Technical monitoring
As the old saying goes, you can’t manage what you can’t measure. Happily, the technical and economic barriers to the monitoring of simple parameters such as temperature and humidity have fallen significantly over the decades. A temperature logger capable of running autonomously for six months or more can be had for mere tens of pounds. Much more comprehensive and sophisticated systems are also available, and as with simulation, the most appropriate tool must be chosen for each situation. An excellent approach to designing a monitoring campaign is to carefully frame a question or set of questions that need to be answered, such as ‘what temperature does the heating system deliver in the bedroom’, or ‘what is the space heating energy demand?’ With some clear questions in hand, the appropriate parameters can be selected, the accuracy and precision of sensors confirmed, and the duration of the monitoring chosen. The last factor can range from a single ‘spot’ measurement with a hand-held moisture meter for example, to a few hours during a single visit, up to days, months or years.

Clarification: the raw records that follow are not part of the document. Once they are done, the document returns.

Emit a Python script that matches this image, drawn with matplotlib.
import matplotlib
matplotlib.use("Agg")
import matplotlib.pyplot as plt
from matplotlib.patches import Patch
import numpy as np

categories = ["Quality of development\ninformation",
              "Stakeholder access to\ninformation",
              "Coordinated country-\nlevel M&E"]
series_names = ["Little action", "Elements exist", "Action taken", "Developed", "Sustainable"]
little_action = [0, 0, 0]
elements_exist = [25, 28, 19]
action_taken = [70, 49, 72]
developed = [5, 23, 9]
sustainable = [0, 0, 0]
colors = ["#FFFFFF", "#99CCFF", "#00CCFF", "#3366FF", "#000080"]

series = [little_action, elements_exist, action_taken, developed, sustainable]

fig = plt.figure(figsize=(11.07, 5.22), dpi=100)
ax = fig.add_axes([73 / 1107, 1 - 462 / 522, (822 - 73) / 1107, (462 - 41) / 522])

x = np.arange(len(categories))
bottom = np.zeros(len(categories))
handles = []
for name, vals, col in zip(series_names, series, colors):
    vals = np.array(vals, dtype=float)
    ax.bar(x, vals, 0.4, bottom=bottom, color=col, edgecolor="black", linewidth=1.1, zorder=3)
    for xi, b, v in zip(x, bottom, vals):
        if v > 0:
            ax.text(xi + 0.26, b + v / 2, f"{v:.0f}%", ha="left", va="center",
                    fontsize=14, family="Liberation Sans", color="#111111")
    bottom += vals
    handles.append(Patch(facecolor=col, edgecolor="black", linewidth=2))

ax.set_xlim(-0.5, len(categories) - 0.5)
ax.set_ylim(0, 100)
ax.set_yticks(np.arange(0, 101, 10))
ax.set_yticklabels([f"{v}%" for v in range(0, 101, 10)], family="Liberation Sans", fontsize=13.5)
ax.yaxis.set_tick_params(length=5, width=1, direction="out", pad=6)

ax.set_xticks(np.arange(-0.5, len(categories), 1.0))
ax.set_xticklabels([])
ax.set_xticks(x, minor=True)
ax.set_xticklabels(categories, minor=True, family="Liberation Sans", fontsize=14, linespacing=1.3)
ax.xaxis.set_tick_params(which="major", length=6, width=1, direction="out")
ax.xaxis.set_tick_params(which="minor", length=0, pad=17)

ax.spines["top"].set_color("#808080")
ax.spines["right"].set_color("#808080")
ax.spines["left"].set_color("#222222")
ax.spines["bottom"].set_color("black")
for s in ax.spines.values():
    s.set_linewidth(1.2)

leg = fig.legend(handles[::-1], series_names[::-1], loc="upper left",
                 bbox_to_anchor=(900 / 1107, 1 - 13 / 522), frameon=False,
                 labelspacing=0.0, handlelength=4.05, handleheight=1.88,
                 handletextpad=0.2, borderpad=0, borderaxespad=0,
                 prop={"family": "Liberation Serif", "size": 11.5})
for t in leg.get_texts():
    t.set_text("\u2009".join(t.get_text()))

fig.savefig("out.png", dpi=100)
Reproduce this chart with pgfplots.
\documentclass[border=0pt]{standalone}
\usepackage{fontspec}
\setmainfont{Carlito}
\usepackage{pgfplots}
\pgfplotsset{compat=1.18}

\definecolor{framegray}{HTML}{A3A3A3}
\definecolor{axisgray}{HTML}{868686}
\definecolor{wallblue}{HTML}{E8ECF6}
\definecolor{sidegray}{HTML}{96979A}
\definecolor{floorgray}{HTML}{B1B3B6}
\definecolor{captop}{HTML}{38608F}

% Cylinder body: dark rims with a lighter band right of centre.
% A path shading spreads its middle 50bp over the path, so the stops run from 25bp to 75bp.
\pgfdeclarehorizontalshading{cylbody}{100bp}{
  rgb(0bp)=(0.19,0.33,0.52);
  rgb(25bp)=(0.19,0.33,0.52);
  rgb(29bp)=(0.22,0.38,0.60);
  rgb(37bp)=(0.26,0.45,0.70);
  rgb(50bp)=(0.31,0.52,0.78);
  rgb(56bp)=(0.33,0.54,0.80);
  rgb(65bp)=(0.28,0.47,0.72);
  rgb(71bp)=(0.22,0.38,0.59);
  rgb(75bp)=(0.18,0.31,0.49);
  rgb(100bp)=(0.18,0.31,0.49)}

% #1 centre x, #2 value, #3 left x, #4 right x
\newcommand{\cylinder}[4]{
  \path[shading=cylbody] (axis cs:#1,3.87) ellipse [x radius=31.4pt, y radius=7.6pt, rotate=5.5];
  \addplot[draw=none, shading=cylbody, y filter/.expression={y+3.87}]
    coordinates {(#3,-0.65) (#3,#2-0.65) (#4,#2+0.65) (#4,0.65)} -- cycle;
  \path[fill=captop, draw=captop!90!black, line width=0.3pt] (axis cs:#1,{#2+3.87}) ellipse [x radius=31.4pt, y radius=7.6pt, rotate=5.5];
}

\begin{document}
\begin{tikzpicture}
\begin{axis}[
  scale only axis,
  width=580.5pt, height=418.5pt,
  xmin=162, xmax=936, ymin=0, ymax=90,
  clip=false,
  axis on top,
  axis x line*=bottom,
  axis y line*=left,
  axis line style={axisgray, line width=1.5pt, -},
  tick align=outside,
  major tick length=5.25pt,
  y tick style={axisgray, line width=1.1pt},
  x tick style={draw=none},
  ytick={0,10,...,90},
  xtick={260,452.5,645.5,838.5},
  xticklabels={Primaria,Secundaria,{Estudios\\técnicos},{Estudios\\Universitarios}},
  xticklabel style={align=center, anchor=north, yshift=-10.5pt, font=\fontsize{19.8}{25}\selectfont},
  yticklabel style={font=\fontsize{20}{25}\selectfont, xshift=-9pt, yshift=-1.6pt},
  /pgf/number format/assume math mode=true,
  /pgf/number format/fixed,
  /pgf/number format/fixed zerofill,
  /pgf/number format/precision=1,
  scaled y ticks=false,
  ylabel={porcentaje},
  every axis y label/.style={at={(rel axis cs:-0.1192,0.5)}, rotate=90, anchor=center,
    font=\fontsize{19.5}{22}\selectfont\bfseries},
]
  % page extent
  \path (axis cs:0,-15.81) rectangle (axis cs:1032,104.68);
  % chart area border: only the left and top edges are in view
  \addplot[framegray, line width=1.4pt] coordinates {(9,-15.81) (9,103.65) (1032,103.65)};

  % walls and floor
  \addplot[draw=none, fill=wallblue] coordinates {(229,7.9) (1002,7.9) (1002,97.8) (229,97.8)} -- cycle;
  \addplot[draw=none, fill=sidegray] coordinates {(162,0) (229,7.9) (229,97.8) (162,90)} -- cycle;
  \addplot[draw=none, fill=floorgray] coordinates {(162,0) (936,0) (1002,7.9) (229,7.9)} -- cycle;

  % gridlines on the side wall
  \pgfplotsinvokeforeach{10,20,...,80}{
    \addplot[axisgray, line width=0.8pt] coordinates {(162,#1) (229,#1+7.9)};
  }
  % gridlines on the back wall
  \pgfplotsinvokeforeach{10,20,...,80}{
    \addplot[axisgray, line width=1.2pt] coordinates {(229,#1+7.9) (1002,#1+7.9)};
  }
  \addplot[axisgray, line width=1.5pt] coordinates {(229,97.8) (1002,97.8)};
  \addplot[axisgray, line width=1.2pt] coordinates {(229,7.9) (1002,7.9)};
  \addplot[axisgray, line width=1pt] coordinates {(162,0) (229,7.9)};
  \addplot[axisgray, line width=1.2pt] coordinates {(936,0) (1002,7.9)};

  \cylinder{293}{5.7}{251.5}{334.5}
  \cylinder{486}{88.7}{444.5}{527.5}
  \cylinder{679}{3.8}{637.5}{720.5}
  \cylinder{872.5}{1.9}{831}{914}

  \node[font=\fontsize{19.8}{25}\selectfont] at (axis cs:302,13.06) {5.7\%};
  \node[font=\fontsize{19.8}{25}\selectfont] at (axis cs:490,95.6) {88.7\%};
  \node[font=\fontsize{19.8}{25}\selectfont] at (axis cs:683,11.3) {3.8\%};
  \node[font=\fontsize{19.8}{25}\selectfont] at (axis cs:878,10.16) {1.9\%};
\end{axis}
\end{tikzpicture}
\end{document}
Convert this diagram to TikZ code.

A problem with these approaches is that they can be relatively expensive, at least in the context of single dwellings, and each building must be analysed individually; the varying patterns of occupancy, thermostat settings and so on make comparisons between buildings difficult. Recently, a number of companies have launched proprietary systems that integrate hardware and software to deliver what might be considered a ‘true’ as built score for the building fabric alone. A range of sensors measures the energy consumption as well as temperatures, occupancy patterns and so on. Machine learning techniques are used to factor-out confounding variables to provide a result that describes the thermal quality of the fabric, irrespective of the factors that in the past made comparison difficult.
Conclusions
Heritage buildings have a crucial role to play in our response to the climate crisis. The carbon footprint of all buildings must be reduced, whether that be by switching to low carbon forms of energy for heating, reducing the energy demand by improving the thermal performance of the building fabric, or both. The most appropriate balance of measures will vary from building to building, and to make good decisions about this we must have a proper understanding of the thermal behaviour of each building.
There are various tools available to do this, from simple observations, a multitude of measurements that can be taken and a range of calculations, models and simulations that can help us make decisions. However, these methods and tools are just part of a process which must encompass many more factors if we are to safeguard our built heritage while responding to the climate emergency.